Genus of fossil rangeomorphs

Hapsidophyllas is a rare Ediacaran rangeomorph fossil found at Mistaken Point, Newfoundland, Canada. It was first identified by Emily Bamforth and Guy Narbonne in 2009. Because its characteristic flexible leaflet structure is dissimilar to other known rangeomorphs, Bamforth and Narbonne describe it as a new rangeomorph form, called hapsidophyllid. The only other known hapsidophyllid is the Ediacaran frond Frondophyllas grandis, which shares the network-like configuration of leaflets seen in Hapsidophyllas. Currently, the Hapsidophyllas flexibilis holotype resides in its type locality in the Mistaken Point Ecological Reserve, and a cast of the specimen is on display at the Royal Ontario Museum in Toronto, Canada.

== Etymology ==
The generic name roughly translates to 'A network of leaves', from the Greek words hapsis, to mean 'network' or 'mesh', and phyllon, to mean 'leaves'.

== Description ==
The Hapsidophyllas flexibilis holotype is 110 mm long and 4 mm wide. It is composed of multibranched leaflets radiating from a single elongate basal rod. The leaflets gradually taper toward their distal ends and overlap one another. This leaf shape points towards a suspension feeding behavior.

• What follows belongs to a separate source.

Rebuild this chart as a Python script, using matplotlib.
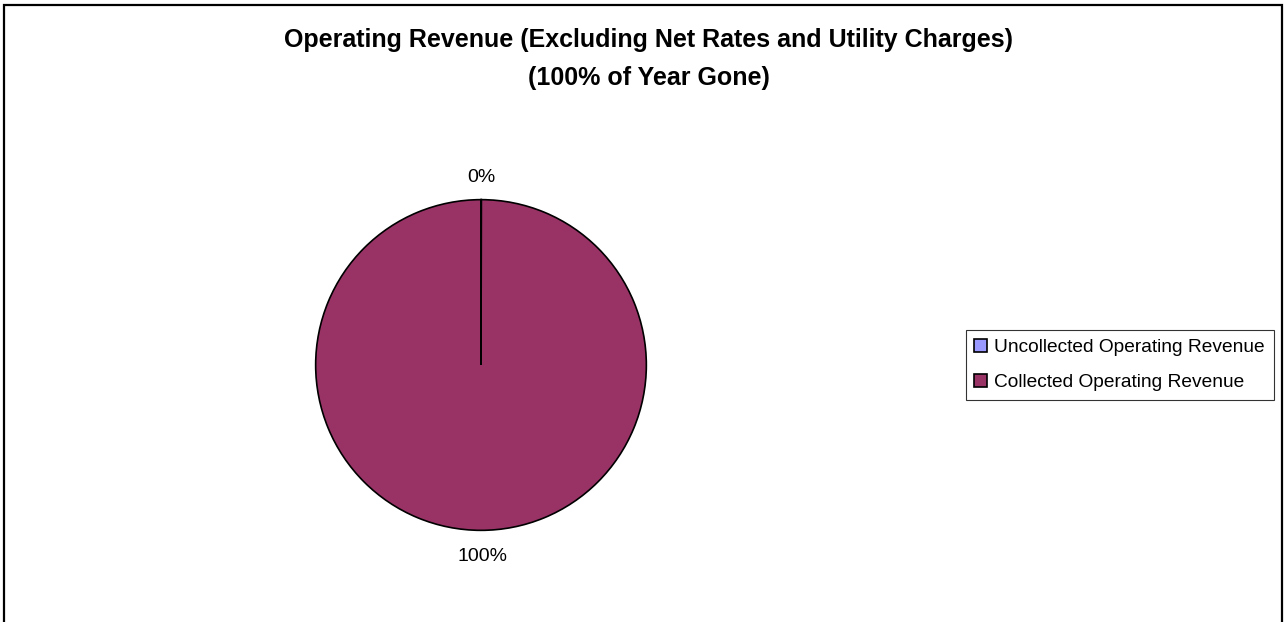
import matplotlib.pyplot as plt
from matplotlib.patches import Rectangle

plt.rcParams['font.family'] = ['Liberation Sans', 'DejaVu Sans']

# Datos del gráfico (la parte no cobrada es prácticamente nula)
categorias = ['Uncollected Operating Revenue', 'Collected Operating Revenue']
valores = [0.04, 99.96]
colores = ['#9999FF', '#993366']

W, H = 1284, 622
fig = plt.figure(figsize=(W / 100, H / 100), dpi=100)

# Marco exterior del gráfico
fig.patches.append(Rectangle((4 / W, -0.05), (1282 - 4) / W, 1.05 - 5 / H,
                             transform=fig.transFigure, fill=False,
                             edgecolor='black', linewidth=1.6))

# Título
fig.text(649 / W, 1 - 47 / H, 'Operating Revenue (Excluding Net Rates and Utility Charges)',
         ha='center', va='baseline', fontsize=18, fontweight='bold')
fig.text(649 / W, 1 - 85 / H, '(100% of Year Gone)',
         ha='center', va='baseline', fontsize=18, fontweight='bold')

# Pastel
cx, cy, r = 481, 365, 167
ax = fig.add_axes([(cx - r) / W, (H - cy - r) / H, 2 * r / W, 2 * r / H])
wedges, _, autotexts = ax.pie(valores, colors=colores, startangle=90, counterclock=False,
                              autopct='%.0f%%', pctdistance=1.135, radius=1,
                              wedgeprops=dict(edgecolor='black', linewidth=1.2),
                              textprops=dict(fontsize=14))
autotexts[1].set_position((0.01, -1.16))
ax.set_xlim(-1.01, 1.01)
ax.set_ylim(-1.01, 1.01)
ax.set_aspect('equal')
ax.axis('off')

# Leyenda
leg = fig.legend(wedges, categorias, loc='center', bbox_to_anchor=(1119.5 / W, 1 - 365 / H),
                 fontsize=13.8, frameon=True, fancybox=False, edgecolor='black',
                 handlelength=0.65, handleheight=0.65, handletextpad=0.4,
                 borderpad=0.45, labelspacing=0.95)
leg.get_frame().set_linewidth(0.8)

fig.savefig('out.png', dpi=100)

The overlapping branches of Hapsidophyllas are architecturally similar to the renowned Ediacaran frond Charnia. However, a significant difference between the two is that the primary branches of Charnia are connected to a central tube that is absent or internal, while hapsidophyllid leaflets are attached to a visible stalk.

== Paleoecology ==
Sedimentary studies show that Mistaken Point organisms, including Hapsidophyllas, lived on the deep seafloor below the photic zone. Because Mistaken Point organisms were preserved under deposit layers of volcanic ash, their proximity to the seafloor can be estimated based on the quality of their preservation. Due to its excellent preservation, it is estimated that the Hapsidophyllas flexibilis laid semi-prone to the seafloor in its life.